### Task to carry out
Extract the lines of the material below, beginning with the first and ending with the line that holds "0.52, 0.15, 0.01];". Skip every picture.
════════
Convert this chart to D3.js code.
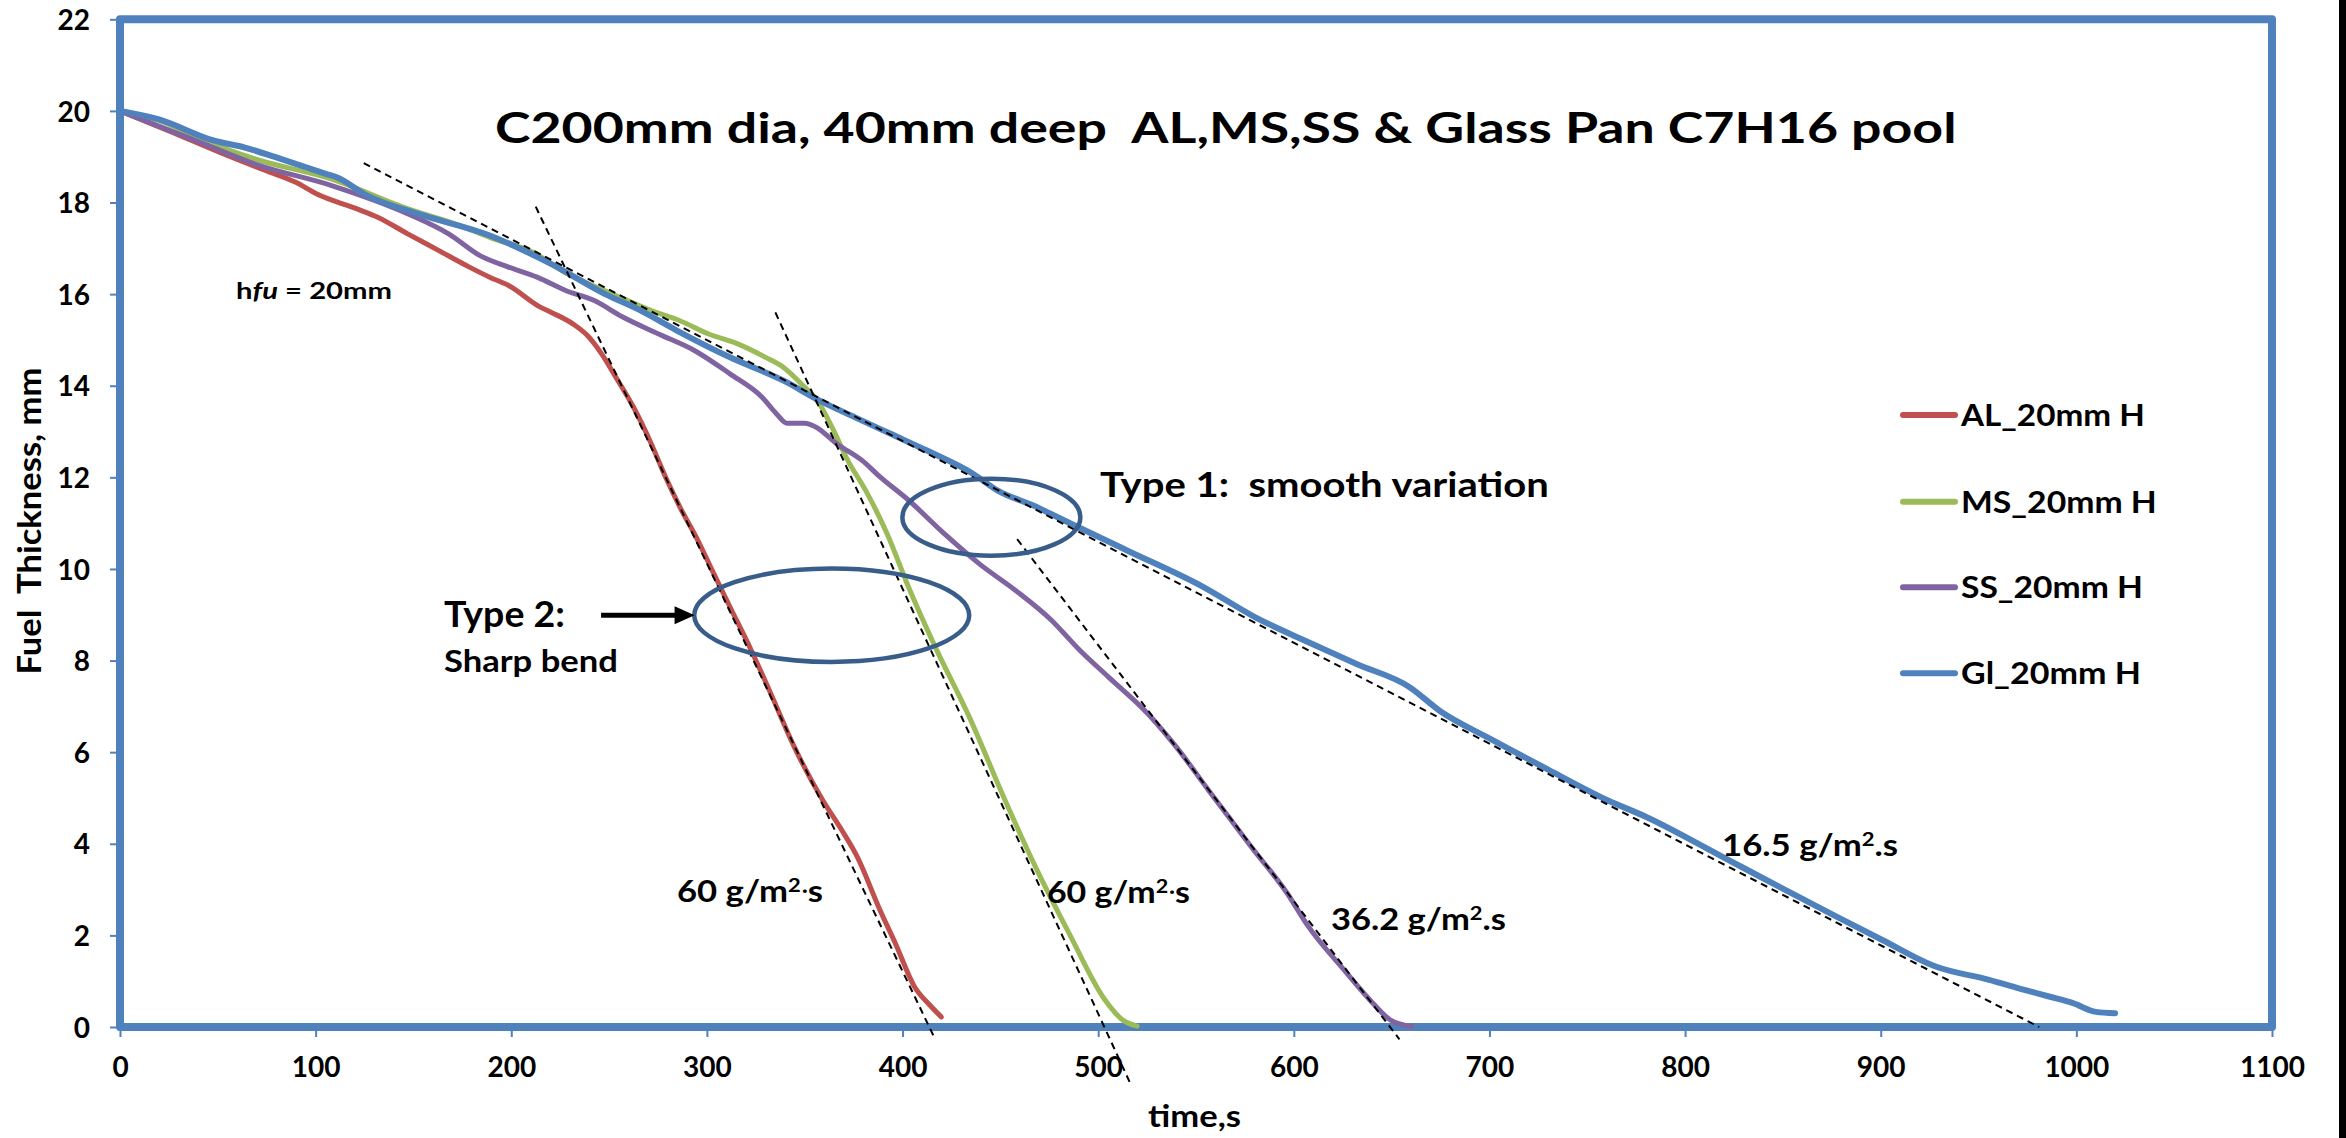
<!DOCTYPE html>
<html>
<head>
<meta charset="utf-8">
<script src="https://cdn.jsdelivr.net/npm/d3@7"></script>
<style>
  html, body { margin: 0; padding: 0; background: #fff; }
  svg { display: block; }
  text { font-family: Lato, "Open Sans", "Liberation Sans", sans-serif; font-weight: 700; fill: #000; }
</style>
</head>
<body>
<script>
// ---- axis ticks ----
const xTicks = [0, 100, 200, 300, 400, 500, 600, 700, 800, 900, 1000, 1100];
const yTicks = [0, 2, 4, 6, 8, 10, 12, 14, 16, 18, 20, 22];

// ---- burning curves: time (s) and fuel thickness (mm) ----
const alTime  = [0, 24.7, 50.8, 74.3, 89.9, 100.4, 121.2, 131.7, 147.3, 163, 178.6, 189, 198.6, 215.1, 220.5, 231.5, 238.8, 246.1, 253.4, 262.5, 271.6, 278.9, 286.2, 295.4, 302.7, 311.8, 322.7, 331.9, 344.7, 359.2, 368.9, 376.8, 388.5, 396.3, 406.1, 413.9, 419.8];
const alThick = [20, 19.57, 19.1, 18.7, 18.44, 18.19, 17.86, 17.68, 17.31, 16.95, 16.59, 16.37, 16.19, 15.71, 15.6, 15.35, 15.1, 14.7, 14.19, 13.53, 12.73, 12.0, 11.35, 10.62, 9.97, 9.17, 8.22, 7.35, 6.11, 4.95, 4.3, 3.72, 2.55, 1.83, 0.88, 0.48, 0.22];

const msTime  = [0, 19.5, 42.9, 69, 108.2, 147.3, 173.4, 189, 212.5, 226, 253.4, 271.6, 286.2, 300.9, 315.4, 330, 339.2, 348.3, 357.4, 364.8, 372, 381.2, 392.1, 403.1, 415.9, 434.1, 452.4, 468.8, 485.2, 503.5, 512.6, 519.9];
const msThick = [20, 19.8, 19.35, 18.95, 18.51, 17.86, 17.5, 17.24, 16.88, 16.51, 15.97, 15.64, 15.42, 15.13, 14.92, 14.62, 14.4, 14.04, 13.61, 13.02, 12.37, 11.71, 10.77, 9.6, 8.37, 6.77, 4.95, 3.42, 2.04, 0.59, 0.15, 0.02];

const ssTime  = [0, 42.9, 69, 108.2, 147.3, 168.2, 184, 198.6, 213.2, 227.8, 242.4, 257, 275.3, 293.6, 311.8, 328.2, 335.5, 341, 350.1, 355.6, 366.5, 379.3, 388.5, 403.1, 421.3, 439.6, 457.8, 476.1, 490.7, 505.3, 525.4, 540, 556.4, 578.3, 596.6, 607.5, 625.8, 640.4, 649.5, 660.4];
const ssThick = [20, 19.28, 18.84, 18.37, 17.75, 17.31, 16.84, 16.59, 16.37, 16.08, 15.86, 15.5, 15.13, 14.77, 14.26, 13.75, 13.39, 13.18, 13.18, 13.1, 12.73, 12.37, 12.01, 11.5, 10.77, 10.1, 9.53, 8.88, 8.22, 7.64, 6.84, 6.11, 5.17, 3.93, 2.92, 2.19, 1.24, 0.52, 0.15, 0.01];

const glTime  = [0, 19.5, 48.2, 63.8, 79.5, 95.1, 105.6, 110.8, 126.4, 152.5, 189, 220.3, 248, 266.2, 284.4, 311.8, 339.2, 357.4, 375.7, 393.9, 412.2, 436, 448.7, 468.8, 475.4, 514.5, 553.6, 580.1, 607.5, 631.8, 659.2, 674.7, 700, 730, 760.4, 779.9, 818.9, 838.4, 877.4, 900.8, 928.1, 955.4, 971, 986.5, 998.3, 1010, 1019.8];
const glThick = [20, 19.82, 19.35, 19.2, 18.99, 18.77, 18.62, 18.55, 18.15, 17.75, 17.28, 16.66, 16.0, 15.64, 15.21, 14.62, 14.11, 13.68, 13.31, 12.95, 12.59, 12.08, 11.71, 11.35, 11.21, 10.41, 9.61, 8.95, 8.4, 7.93, 7.42, 6.9, 6.3, 5.62, 4.95, 4.59, 3.72, 3.28, 2.41, 1.9, 1.32, 1.03, 0.84, 0.66, 0.52, 0.33, 0.3];

const seriesNames = ["AL_20mm H", "MS_20mm H", "SS_20mm H", "Gl_20mm H"];

// ---- dashed tangent lines [time, thickness] ----
const tangentStart = [[124.6, 18.86], [212.5, 17.91], [335, 15.6], [458.6, 10.65]];
const tangentEnd   = [[981, 0], [416.7, -0.27], [516.4, -1.23], [654, -0.27]];

// ---- burning-rate labels ----
const rateValues = ["60", "60", "36.2", "16.5"];
const rateSeps   = ["·", "·", ".", "."];

// ---- styling ----
const colors = ["#C0504D", "#9BBB59", "#8064A2", "#4F81BD"];
const frameBlue = "#4F81BD";
const shapeBlue = "#385D8A";

const W = 2346, H = 1138;
const svg = d3.select("body").append("svg").attr("width", W).attr("height", H);
svg.append("rect").attr("width", W).attr("height", H).attr("fill", "#fff");

const x = d3.scaleLinear().domain([0, 1100]).range([120, 2272]);
const y = d3.scaleLinear().domain([0, 22]).range([1027, 19.3]);

// stretch/squeeze a text horizontally about its left edge so it spans w pixels
function fitWidth(sel, x0, w) {
  const bw = sel.node().getBBox().width;
  const k = w / bw;
  sel.attr("transform", `translate(${x0},0) scale(${k},1) translate(${-x0},0)`);
  return sel;
}

// ---- axes ----
const xAxis = d3.axisBottom(x).tickValues(xTicks).tickSize(10).tickPadding(22).tickFormat(d3.format("d"));
const yAxis = d3.axisLeft(y).tickValues(yTicks).tickSize(10).tickPadding(20).tickFormat(d3.format("d"));

const gx = svg.append("g").attr("transform", `translate(0,${y(0)})`).call(xAxis);
const gy = svg.append("g").attr("transform", `translate(${x(0)},0)`).call(yAxis);
[gx, gy].forEach(g => {
  g.select(".domain").remove();
  g.selectAll(".tick line").attr("stroke", frameBlue).attr("stroke-width", 2);
  g.selectAll(".tick text").style("font-family", "Lato, sans-serif").style("font-weight", 700)
    .style("font-size", "28px").attr("fill", "#000");
});
gx.selectAll(".tick text").attr("dy", null).attr("y", 50);
gy.selectAll(".tick text").attr("dy", "0.36em");

// plot frame
svg.append("rect")
  .attr("x", x(0)).attr("y", y(22))
  .attr("width", x(1100) - x(0)).attr("height", y(0) - y(22))
  .attr("fill", "none").attr("stroke", frameBlue).attr("stroke-width", 8)
  .attr("stroke-linejoin", "round");

// ---- series ----
const series = [
  { name: seriesNames[0], t: alTime, h: alThick },
  { name: seriesNames[1], t: msTime, h: msThick },
  { name: seriesNames[2], t: ssTime, h: ssThick },
  { name: seriesNames[3], t: glTime, h: glThick }
];
const line = d3.line().x(d => x(d[0])).y(d => y(d[1])).curve(d3.curveMonotoneX);
series.forEach((s, i) => {
  svg.append("path")
    .datum(s.t.map((t, j) => [t, s.h[j]]))
    .attr("d", line)
    .attr("fill", "none")
    .attr("stroke", colors[i])
    .attr("stroke-width", i === 3 ? 6 : 5)
    .attr("stroke-linecap", "round")
    .attr("stroke-linejoin", "round");
});

// ---- dashed tangent lines ----
tangentStart.forEach((p, i) => {
  const q = tangentEnd[i];
  svg.append("line")
    .attr("x1", x(p[0])).attr("y1", y(p[1]))
    .attr("x2", x(q[0])).attr("y2", y(q[1]))
    .attr("stroke", "#000").attr("stroke-width", 2)
    .attr("stroke-dasharray", "7,5");
});

// ---- ellipses marking the two behaviours ----
svg.append("ellipse")
  .attr("cx", x(445.4)).attr("cy", y(11.13)).attr("rx", 89).attr("ry", 38.5)
  .attr("fill", "none").attr("stroke", shapeBlue).attr("stroke-width", 4.5);
svg.append("ellipse")
  .attr("cx", x(363.8)).attr("cy", y(8.99)).attr("rx", 137.5).attr("ry", 46.7)
  .attr("fill", "none").attr("stroke", shapeBlue).attr("stroke-width", 4.5);

// arrow pointing at the sharp-bend ellipse
const ay = y(8.99), ax0 = x(245.9), ax1 = x(293.7);
svg.append("line").attr("x1", ax0).attr("y1", ay).attr("x2", ax1 - 16).attr("y2", ay)
  .attr("stroke", "#000").attr("stroke-width", 5);
svg.append("path")
  .attr("d", `M${ax1},${ay} L${ax1 - 20},${ay - 9} L${ax1 - 20},${ay + 9} Z`)
  .attr("fill", "#000");

// ---- title ----
const title = svg.append("text")
  .attr("x", 495).attr("y", 143)
  .style("font-size", "42px").style("white-space", "pre")
  .text("C200mm dia, 40mm deep  AL,MS,SS & Glass Pan C7H16 pool");
fitWidth(title, 495, 1462);

// ---- axis titles ----
const xt = svg.append("text").attr("x", 1148).attr("y", 1127).style("font-size", "30px").text("time,s");
fitWidth(xt, 1148, 93);

const yg = svg.append("g").attr("transform", "translate(41,521) rotate(-90)");
const yt = yg.append("text").attr("x", -153.5).attr("y", 0)
  .style("font-size", "32px").style("white-space", "pre").text("Fuel  Thickness, mm");
fitWidth(yt, -153.5, 307);

// ---- legend ----
const legendY = [415, 501.7, 587.3, 673.3];
const legendW = [185, 196, 182, 180];
series.forEach((s, i) => {
  svg.append("line")
    .attr("x1", 1903).attr("x2", 1955)
    .attr("y1", legendY[i]).attr("y2", legendY[i])
    .attr("stroke", colors[i]).attr("stroke-width", 6).attr("stroke-linecap", "round");
  const t = svg.append("text").attr("x", 1961).attr("y", legendY[i] + 11)
    .style("font-size", "31px").text(s.name);
  fitWidth(t, 1961, legendW[i]);
});

// ---- annotations ----
const hfu = svg.append("text").attr("x", x(59.3)).attr("y", y(15.9)).style("font-size", "22px");
hfu.append("tspan").text("h");
hfu.append("tspan").style("font-style", "italic").text("fu");
hfu.append("tspan").style("white-space", "pre").text(" = 20mm");
fitWidth(hfu, x(59.3), 156);

const t1 = svg.append("text").attr("x", x(500.9)).attr("y", y(11.56))
  .style("font-size", "35px").style("white-space", "pre").text("Type 1:  smooth variation");
fitWidth(t1, x(500.9), 449);

const t2 = svg.append("text").attr("x", x(165.6)).attr("y", y(8.73))
  .style("font-size", "37px").text("Type 2:");
fitWidth(t2, x(165.6), 121);

const t3 = svg.append("text").attr("x", x(165.6)).attr("y", y(7.74))
  .style("font-size", "30px").text("Sharp bend");
fitWidth(t3, x(165.6), 174);

// burning-rate labels next to each tangent
const ratePos = [[284.7, 2.73], [473.8, 2.71], [619, 2.12], [818.9, 3.73]];
const rateW = [146, 143, 175, 176];
rateValues.forEach((v, i) => {
  const px = x(ratePos[i][0]);
  const t = svg.append("text").attr("x", px).attr("y", y(ratePos[i][1])).style("font-size", "30px");
  t.append("tspan").text(v + " g/m");
  t.append("tspan").attr("dy", -10).style("font-size", "19px").text("2");
  if (rateSeps[i] === "·") {
    // small raised dot between the unit parts
    t.append("tspan").attr("dy", 5).style("font-size", "18px").attr("dx", 1).text("·");
    t.append("tspan").attr("dy", 5).text("s");
  } else {
    t.append("tspan").attr("dy", 10).text(rateSeps[i] + "s");
  }
  fitWidth(t, px, rateW[i]);
});

// dark edge on the right border
svg.append("rect").attr("x", 2339).attr("y", 0).attr("width", 7).attr("height", H).attr("fill", "#000");
</script>
</body>
</html>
════════
### Expected answer
Convert this chart to D3.js code.
<!DOCTYPE html>
<html>
<head>
<meta charset="utf-8">
<script src="https://cdn.jsdelivr.net/npm/d3@7"></script>
<style>
  html, body { margin: 0; padding: 0; background: #fff; }
  svg { display: block; }
  text { font-family: Lato, "Open Sans", "Liberation Sans", sans-serif; font-weight: 700; fill: #000; }
</style>
</head>
<body>
<script>
// ---- axis ticks ----
const xTicks = [0, 100, 200, 300, 400, 500, 600, 700, 800, 900, 1000, 1100];
const yTicks = [0, 2, 4, 6, 8, 10, 12, 14, 16, 18, 20, 22];

// ---- burning curves: time (s) and fuel thickness (mm) ----
const alTime  = [0, 24.7, 50.8, 74.3, 89.9, 100.4, 121.2, 131.7, 147.3, 163, 178.6, 189, 198.6, 215.1, 220.5, 231.5, 238.8, 246.1, 253.4, 262.5, 271.6, 278.9, 286.2, 295.4, 302.7, 311.8, 322.7, 331.9, 344.7, 359.2, 368.9, 376.8, 388.5, 396.3, 406.1, 413.9, 419.8];
const alThick = [20, 19.57, 19.1, 18.7, 18.44, 18.19, 17.86, 17.68, 17.31, 16.95, 16.59, 16.37, 16.19, 15.71, 15.6, 15.35, 15.1, 14.7, 14.19, 13.53, 12.73, 12.0, 11.35, 10.62, 9.97, 9.17, 8.22, 7.35, 6.11, 4.95, 4.3, 3.72, 2.55, 1.83, 0.88, 0.48, 0.22];

const msTime  = [0, 19.5, 42.9, 69, 108.2, 147.3, 173.4, 189, 212.5, 226, 253.4, 271.6, 286.2, 300.9, 315.4, 330, 339.2, 348.3, 357.4, 364.8, 372, 381.2, 392.1, 403.1, 415.9, 434.1, 452.4, 468.8, 485.2, 503.5, 512.6, 519.9];
const msThick = [20, 19.8, 19.35, 18.95, 18.51, 17.86, 17.5, 17.24, 16.88, 16.51, 15.97, 15.64, 15.42, 15.13, 14.92, 14.62, 14.4, 14.04, 13.61, 13.02, 12.37, 11.71, 10.77, 9.6, 8.37, 6.77, 4.95, 3.42, 2.04, 0.59, 0.15, 0.02];

const ssTime  = [0, 42.9, 69, 108.2, 147.3, 168.2, 184, 198.6, 213.2, 227.8, 242.4, 257, 275.3, 293.6, 311.8, 328.2, 335.5, 341, 350.1, 355.6, 366.5, 379.3, 388.5, 403.1, 421.3, 439.6, 457.8, 476.1, 490.7, 505.3, 525.4, 540, 556.4, 578.3, 596.6, 607.5, 625.8, 640.4, 649.5, 660.4];
const ssThick = [20, 19.28, 18.84, 18.37, 17.75, 17.31, 16.84, 16.59, 16.37, 16.08, 15.86, 15.5, 15.13, 14.77, 14.26, 13.75, 13.39, 13.18, 13.18, 13.1, 12.73, 12.37, 12.01, 11.5, 10.77, 10.1, 9.53, 8.88, 8.22, 7.64, 6.84, 6.11, 5.17, 3.93, 2.92, 2.19, 1.24, 0.52, 0.15, 0.01];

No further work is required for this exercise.